Ukraine war: more than 400 companies have ceased their activities in Russia after the American sanctions
More than 400 companies have ceased doing business in Russia, following harsh US sanctions against the country for its invasion of Ukraine, the founder of a US-based software company, Bobby Balachandran, said on Friday.
“At the latest news, more than 400 companies have decided to support the government to stop doing business with Russia,” Balachandran said, adding that his own company Exterro had ceased operations in Russia.
Balachandran made the comments while talking to ANI in the company’s Coimbatore office.
“We are following government standards. So currently we are not doing business with Russia at this stage,” Balachandran told ANI.
Asked what kind of software is now being denied to Russia as a result of the sanctions, he said: “It’s in all areas…banking, consumer products…gaming… software is the lifeline today, so if you don’t have that (then it’s hard)”

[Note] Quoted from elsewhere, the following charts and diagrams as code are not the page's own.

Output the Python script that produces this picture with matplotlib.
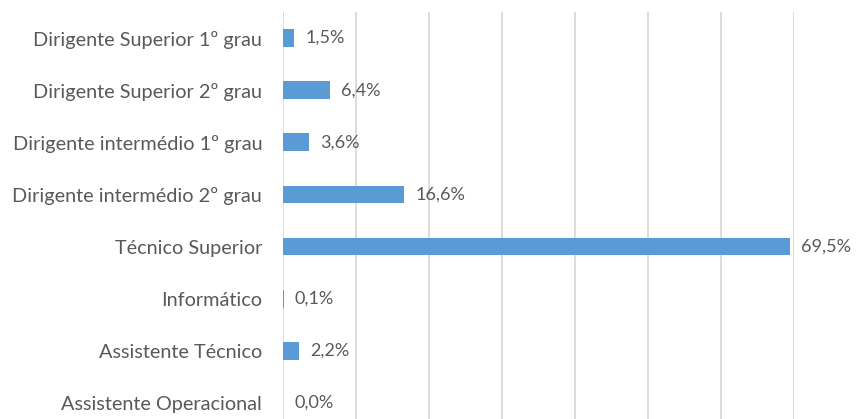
import matplotlib
matplotlib.use("Agg")
import matplotlib.pyplot as plt

categories = ["Dirigente Superior 1º grau", "Dirigente Superior 2º grau",
              "Dirigente intermédio 1º grau", "Dirigente intermédio 2º grau",
              "Técnico Superior", "Informático", "Assistente Técnico",
              "Assistente Operacional"]
values = [1.5, 6.4, 3.6, 16.6, 69.5, 0.1, 2.2, 0.0]
labels = ["1,5%", "6,4%", "3,6%", "16,6%", "69,5%", "0,1%", "2,2%", "0,0%"]

plt.rcParams['font.family'] = ['Lato', 'DejaVu Sans']

fig = plt.figure(figsize=(8.58, 4.19), dpi=100)
W, H = 858, 419
left, right = 283 / W, 794 / W
top_px, bot_px = 12, 429
ax = fig.add_axes([left, 1 - bot_px / H, right - left, (bot_px - top_px) / H])

y = list(range(len(categories)))
ax.barh(y, values, height=0.34, color="#5B9BD5", zorder=3)
ax.set_xlim(0, 70)
ax.set_ylim(len(categories) - 0.5, -0.5)
ax.set_xticks([0, 10, 20, 30, 40, 50, 60, 70])
ax.xaxis.grid(True, color="#D9D9D9", linewidth=1.3, zorder=0)
ax.tick_params(axis='x', length=0, labelbottom=False)
ax.tick_params(axis='y', length=0, pad=15, labelsize=14.3, labelcolor="#595959")
ax.set_yticks(y)
ax.set_yticklabels(categories)
for s in ax.spines.values():
    s.set_visible(False)

for yi, v, lab in zip(y, values, labels):
    ax.annotate(lab, xy=(v, yi), xytext=(8, 0), textcoords="offset points",
                va="center", ha="left", fontsize=13, color="#595959")

fig.savefig("out.png", dpi=100)
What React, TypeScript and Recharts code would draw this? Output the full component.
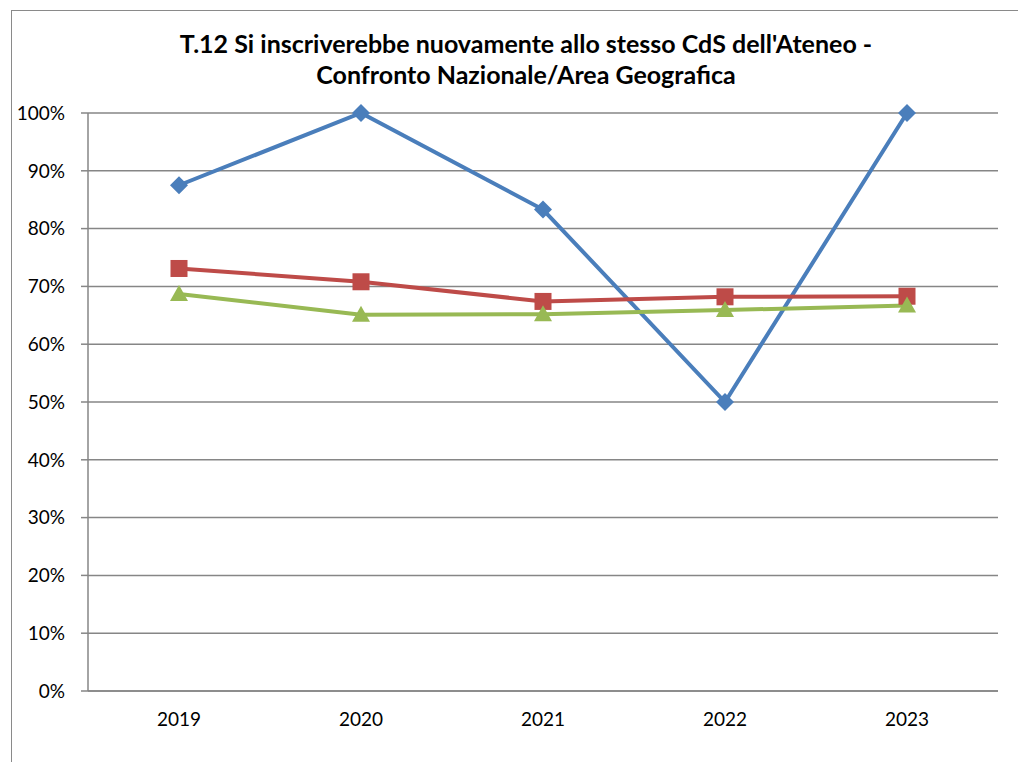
import { LineChart, Line, XAxis, YAxis, CartesianGrid } from 'recharts';

const YEARS = ['2019', '2020', '2021', '2022', '2023'];
const ATENEO = [0.875, 1.0, 0.833, 0.5, 1.0];
const AREA = [0.731, 0.708, 0.674, 0.682, 0.683];
const NAZIONALE = [0.687, 0.651, 0.652, 0.659, 0.667];
const Y_TICKS = [0, 0.1, 0.2, 0.3, 0.4, 0.5, 0.6, 0.7, 0.8, 0.9, 1];
const EDGE_TICKS = [0, 1, 2, 3, 4, 5];

const data = YEARS.map((year, i) => ({
  year,
  ateneo: ATENEO[i],
  area: AREA[i],
  nazionale: NAZIONALE[i],
}));

const FONT = 'Lato, "Open Sans", sans-serif';
const AXIS = '#868686';

const Diamond = ({ cx, cy }: any) => (
  <polygon points={`${cx},${cy - 9} ${cx + 9},${cy} ${cx},${cy + 9} ${cx - 9},${cy}`} fill="#4a7ebb" />
);

const Square = ({ cx, cy }: any) => (
  <rect x={cx - 8.5} y={cy - 8.5} width={17} height={17} fill="#be4b48" />
);

const Triangle = ({ cx, cy }: any) => (
  <polygon points={`${cx},${cy - 9} ${cx + 9},${cy + 7} ${cx - 9},${cy + 7}`} fill="#98b954" />
);

export default function App() {
  return (
    <div style={{ position: 'absolute', left: 0, top: 0, width: 1018, height: 762, background: '#fff', overflow: 'hidden', fontFamily: FONT }}>
      <div style={{ position: 'absolute', left: 11, top: 10, width: 1100, height: 800, borderLeft: '1.5px solid #8a8a8a', borderTop: '1.5px solid #8a8a8a' }} />
      <div style={{ position: 'absolute', left: 0, top: 28, width: 1052, textAlign: 'center', fontWeight: 700, fontSize: 25, lineHeight: '31px', color: '#000' }}>
        T.12 Si inscriverebbe nuovamente allo stesso CdS dell'Ateneo -<br />
        Confronto Nazionale/Area Geografica
      </div>
      <LineChart width={1018} height={762} data={data} margin={{ top: 113, right: 20, bottom: 0, left: 10 }} style={{ position: 'absolute', left: 0, top: 0 }}>
        <CartesianGrid vertical={false} stroke={AXIS} strokeWidth={1.5} />
        <XAxis
          xAxisId="edges"
          type="number"
          domain={[0, 5]}
          ticks={EDGE_TICKS}
          allowDataOverflow
          height={0}
          axisLine={false}
          tickSize={7}
          tickLine={{ stroke: AXIS, strokeWidth: 1.5 }}
          tickFormatter={() => ''}
        />
        <XAxis
          dataKey="year"
          height={71}
          padding={{ left: 91, right: 91 }}
          axisLine={{ stroke: AXIS, strokeWidth: 1.5 }}
          tickLine={false}
          tickSize={0}
          tickMargin={22}
          tick={{ fill: '#000', fontSize: 19, fontFamily: FONT }}
        />
        <YAxis
          width={78}
          domain={[0, 1]}
          ticks={Y_TICKS}
          interval={0}
          tickFormatter={(v: number) => `${Math.round(v * 100)}%`}
          axisLine={{ stroke: AXIS, strokeWidth: 1.5 }}
          tickLine={{ stroke: AXIS, strokeWidth: 1.5 }}
          tickSize={7}
          tickMargin={16}
          tick={{ fill: '#000', fontSize: 19, fontFamily: FONT }}
        />
        <Line dataKey="ateneo" stroke="#4a7ebb" strokeWidth={4} dot={<Diamond />} isAnimationActive={false} />
        <Line dataKey="area" stroke="#be4b48" strokeWidth={4} dot={<Square />} isAnimationActive={false} />
        <Line dataKey="nazionale" stroke="#98b954" strokeWidth={4} dot={<Triangle />} isAnimationActive={false} />
      </LineChart>
    </div>
  );
}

“If you look at the types of software we use, we use Facebook, Instagram, LinkedIn…everything is made in America,” he added.
He described the situation in Ukraine amid the ongoing conflict as “very sad”, saying “our heart goes out to the people affected by it (the conflict)”.
Russia launched its invasion of Ukraine last month, on February 24, after recognizing the breakaway Ukrainian regions of Donetsk and Luhansk as “independent republics”. Russia has since continued to claim that the purpose of its operations was to “demilitarize” and “denazify” the country.
The Russian actions were immediately condemned by almost all Western countries, which implemented tough rounds of sanctions targeting the Russian economy and key individuals.
The conflict which has now entered its second month has caused a severe humanitarian crisis with millions of refugees fleeing to neighboring Western countries including Poland, Romania, Moldova and Hungary.
European Union President Ursula von der Leyen on Wednesday announced a €3.4 billion economic package to support EU countries hosting those fleeing war.
As of March 24, the Office of the United Nations High Commissioner for Human Rights (OHCHR) recorded a total of 2,788 civilian casualties in the country, including 1,081 killed and 1,707 injured. Ukraine’s prosecutor general’s office reported 135 children killed in the conflict as of March 25.